そして、コンサルタントたちに救いを求めたところ、企業経営のあるべき姿について、まったく異なる2つの理論を差し出した。
第1のアプローチは、「ビジネスプロセス・リエンジニアリング」(BPR)である。経営コンサルタントのある一派は「ビジネスプロセスを改革できる企業こそ、長期的な競争優位を築きうる」と説いた。多くの大企業はその言葉どおり、何百万ドルもの金、大多数の人材、膨大な時間を投じ、BPRに賭けた。
『フォーチュン500』に名を連ねる一流企業に「BPR担当副社長」が続々と誕生しているその最中、「BPRなどもう古い」という声がどこからともなく聞こえてきた。そこに登場したのが「ナレッジ・マネジメント」である。その趣旨は「社内に埋もれる知識を掘り起こした企業こそ未来の勝者」たりうると──。
BPRとナレッジ・マネジメント、まったく異なるアプローチである。そのことは、前者から後者への急転回にきりきり舞いさせられたおかげで、多くのビジネスマンが思い知るところとなった。
BPRとは、人と情報を組織の構造によってコーディネートすることであり、いわばトップダウンの発想である。「企業価値の源泉は明らかにすることができる」という前提に立つ。さらに「競争環境は予見可能である」とも考える。
一方、ナレッジ・マネジメントは効率よりも効果に着目する。こちらはボトムアップの発想だ。知識を育む最善策は、社員が業務上の諸問題に対処する際の機転やアイデアを捕捉することであるという考え方である。
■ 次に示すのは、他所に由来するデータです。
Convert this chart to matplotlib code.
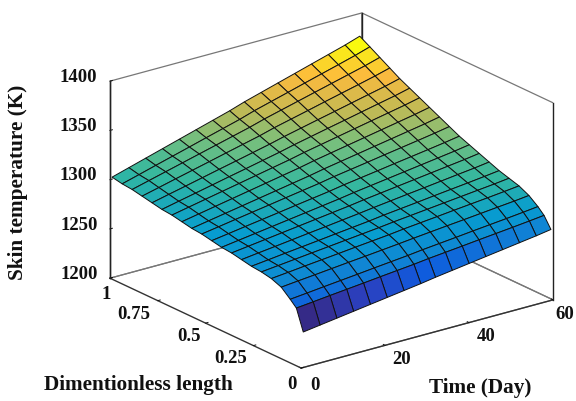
import numpy as np
import matplotlib
matplotlib.use("Agg")
import matplotlib.pyplot as plt
from matplotlib.colors import LinearSegmentedColormap, Normalize
from matplotlib.transforms import offset_copy

time_days = [0.5, 4.5, 8.5, 12.5, 16.5, 20.5, 24.5, 28.5, 32, 36, 40, 44, 48, 52, 56, 59.5]
length = [0, .036, .068, .115, .167, .219, .271, .323, .375, .427, .479, .531, .583, .635, .687, .739, .791, .843, .895, .947, 1.0]
skin_temp = [
 [1236,1238.4,1240.8,1243.2,1245.6,1248,1250.4,1252.8,1255.2,1257.6,1260,1262.4,1264.8,1267.2,1269.6,1272],
 [1257,1258.7,1260.5,1262.2,1263.9,1265.7,1267.4,1269.1,1270.9,1272.6,1274.3,1276.1,1277.8,1279.5,1281.3,1283],
 [1263,1264.7,1266.5,1268.2,1269.9,1271.7,1273.4,1275.1,1276.9,1278.6,1280.3,1282.1,1283.8,1285.5,1287.3,1289],
 [1271,1272.7,1274.3,1276,1277.7,1279.3,1281,1282.7,1284.3,1286,1287.7,1289.3,1291,1292.7,1294.3,1296],
 [1275,1276.7,1278.5,1280.2,1281.9,1283.7,1285.4,1287.1,1288.9,1290.6,1292.3,1294.1,1295.8,1297.5,1299.3,1301],
 [1277,1278.8,1280.6,1282.4,1284.2,1286,1287.8,1289.6,1291.4,1293.2,1295,1296.8,1298.6,1300.4,1302.2,1304],
 [1278,1279.9,1281.9,1283.8,1285.7,1287.7,1289.6,1291.5,1293.5,1295.4,1297.3,1299.3,1301.2,1303.1,1305.1,1307],
 [1280,1282.1,1284.1,1286.2,1288.3,1290.3,1292.4,1294.5,1296.5,1298.6,1300.7,1302.7,1304.8,1306.9,1308.9,1311],
 [1282,1284.2,1286.4,1288.6,1290.8,1293,1295.2,1297.4,1299.6,1301.8,1304,1306.2,1308.4,1310.6,1312.8,1315],
 [1283,1285.4,1287.8,1290.2,1292.6,1295,1297.4,1299.8,1302.2,1304.6,1307,1309.4,1311.8,1314.2,1316.6,1319],
 [1285,1287.5,1290.1,1292.6,1295.1,1297.7,1300.2,1302.7,1305.3,1307.8,1310.3,1312.9,1315.4,1317.9,1320.5,1323],
 [1287,1289.7,1292.5,1295.2,1297.9,1300.7,1303.4,1306.1,1308.9,1311.6,1314.3,1317.1,1319.8,1322.5,1325.3,1328],
 [1288,1291,1294,1297,1300,1303,1306,1309,1312,1315,1318,1321,1324,1327,1330,1333],
 [1290,1293.2,1296.4,1299.6,1302.8,1306,1309.2,1312.4,1315.6,1318.8,1322,1325.2,1328.4,1331.6,1334.8,1338],
 [1292,1295.4,1298.8,1302.2,1305.6,1309,1312.4,1315.8,1319.2,1322.6,1326,1329.4,1332.8,1336.2,1339.6,1343],
 [1293,1296.7,1300.3,1304,1307.7,1311.3,1315,1318.7,1322.3,1326,1329.7,1333.3,1337,1340.7,1344.3,1348],
 [1295,1298.9,1302.7,1306.6,1310.5,1314.3,1318.2,1322.1,1325.9,1329.8,1333.7,1337.5,1341.4,1345.3,1349.1,1353],
 [1297,1301.1,1305.3,1309.4,1313.5,1317.7,1321.8,1325.9,1330.1,1334.2,1338.3,1342.5,1346.6,1350.7,1354.9,1359],
 [1299,1303.4,1307.8,1312.2,1316.6,1321,1325.4,1329.8,1334.2,1338.6,1343,1347.4,1351.8,1356.2,1360.6,1365],
 [1300,1304.7,1309.5,1314.2,1318.9,1323.7,1328.4,1333.1,1337.9,1342.6,1347.3,1352.1,1356.8,1361.5,1366.3,1371],
 [1302,1307,1312,1317,1322,1327,1332,1337,1342,1347,1352,1357,1362,1367,1372,1377],
]
time_ticks = [0, 20, 40, 60]
length_ticks = [0, .25, .5, .75, 1]
length_labels = ["0", "0.25", "0.5", "0.75", "1"]
temp_ticks = [1200, 1250, 1300, 1350, 1400]

plt.rcParams["font.family"] = ["Liberation Serif", "DejaVu Serif"]
plt.rcParams["font.weight"] = "bold"

parula = LinearSegmentedColormap.from_list("parula", [
    (0.0, (.2081, .1663, .5292)), (.06, (.17, .25, .75)), (.125, (.0592, .3599, .8684)),
    (.25, (.0641, .5200, .8311)), (.375, (.0265, .6137, .8135)), (.5, (.1959, .7178, .6312)),
    (.625, (.4420, .7481, .5033)), (.75, (.7653, .7300, .3300)),
    (.875, (.9892, .7300, .2400)), (1.0, (.9763, .9831, .0538))])

W, H = 576, 401
fig = plt.figure(figsize=(W / 100, H / 100), dpi=100, facecolor="white")
S = 400
ax = fig.add_axes([126.1 / W, 5.1 / H, S / W, S / H], projection="3d", proj_type="ortho")
ax.patch.set_alpha(0)
ax.view_init(elev=20.9, azim=-127.2)
ax.set_box_aspect((1, 1, 0.667), zoom=1.2)

T, L = np.meshgrid(time_days, length)
Z = np.array(skin_temp)
colors = parula(Normalize(Z.min(), 1367, clip=True)(Z))
surf = ax.plot_surface(T, L, Z, facecolors=colors, rstride=1, cstride=1, shade=False,
                       edgecolor="#111111", linewidth=0.7, antialiased=True)
surf.set_clip_on(False)

ax.set_xlim(0, 60); ax.set_ylim(0, 1); ax.set_zlim(1200, 1400)
ax.set_xticks(time_ticks); ax.set_yticks(length_ticks, length_labels); ax.set_zticks(temp_ticks)
ax.grid(False)
for axis in (ax.xaxis, ax.yaxis, ax.zaxis):
    axis.set_pane_color((1, 1, 1, 0))
    axis.pane.set_alpha(None)
    axis.pane.set_facecolor((1, 1, 1, 0))
    axis.pane.set_edgecolor("#777777")
    axis.pane.set_linewidth(0.9)
    axis.pane.set_clip_on(False)
    axis.line.set_color("#333333")
    axis.line.set_linewidth(1.0)
    axis._axinfo["tick"]["inward_factor"] = 0.0
    axis._axinfo["tick"]["outward_factor"] = 0.12
    axis._axinfo["tick"]["linewidth"] = {True: 0.7, False: 0.5}
    axis._axinfo["tick"]["color"] = "#555555"
ax.tick_params(axis="both", labelsize=13.5, pad=-1, colors="#111111")
ax.tick_params(axis="z", pad=1)

def nudge(labels, dxs, dys, ha=None):
    for lab, dx, dy in zip(labels, dxs, dys):
        lab.set_transform(offset_copy(ax.transData, fig=fig, x=dx, y=dy, units="dots"))
        lab.set_transform = lambda *_: None   # Axis3D resets label transforms on every draw
        lab.set_clip_on(False)
        if ha:
            lab.set_ha(ha)

nudge(ax.get_xticklabels(), [5, 8, 8, 3], [4, 8, 8, 7])
nudge(ax.get_yticklabels(), [7, 5, 7, 4, 13], [4, 8, 7, 7, 5], ha="right")
nudge(ax.get_zticklabels(), [14] * 5, [11] * 5, ha="right")

# Dark back and right verticals of the box
for t_edge, l_edge in ((60, 1), (60, 0), (0, 1)):
    line, = ax.plot([t_edge, t_edge], [l_edge, l_edge], [1200, 1400], color="#222222", lw=1.0)
    line.set_clip_on(False)

tc = "#111111"
fig.text(138 / W, 1 - 385 / H, "Dimentionless length", fontsize=15.3, ha="center", va="center", color=tc)
fig.text(480 / W, 1 - 388 / H, "Time (Day)", fontsize=15.3, ha="center", va="center", color=tc)
fig.text(18 / W, 1 - 182 / H, "Skin temperature (K)", fontsize=15.3, rotation=90, ha="center", va="center", color=tc)

fig.savefig("out.png", dpi=100)
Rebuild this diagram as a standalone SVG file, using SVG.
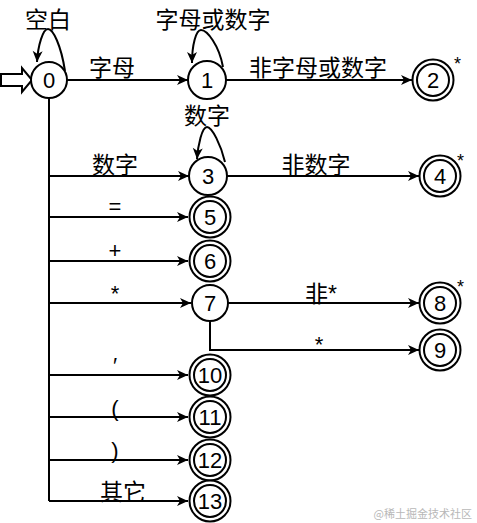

また、ナレッジ・マネジメントは「価値の源泉はどこにでも存在する」と前提する。そして「競争環境は予見不可能」と認める。
プロセスとプラクティスはトレードオフなのか
経営手法にも流行りすたりがあり、移り変わるのが常である(さもないとコンサルタントはみな失業してしまう)。しかし我々が考えるところでは、BPRからナレッジ・マネジメントへの移行は、単なる流行というよりはむしろ本質的な流れである。
その結果、マネジャーたちが日々格闘しているジレンマが浮き彫りになる。すなわち、「プロセス」(公式に定められた固定的な体制)と「プラクティス」(仕事が遂行されている実態)との間における、厳しい綱引きである。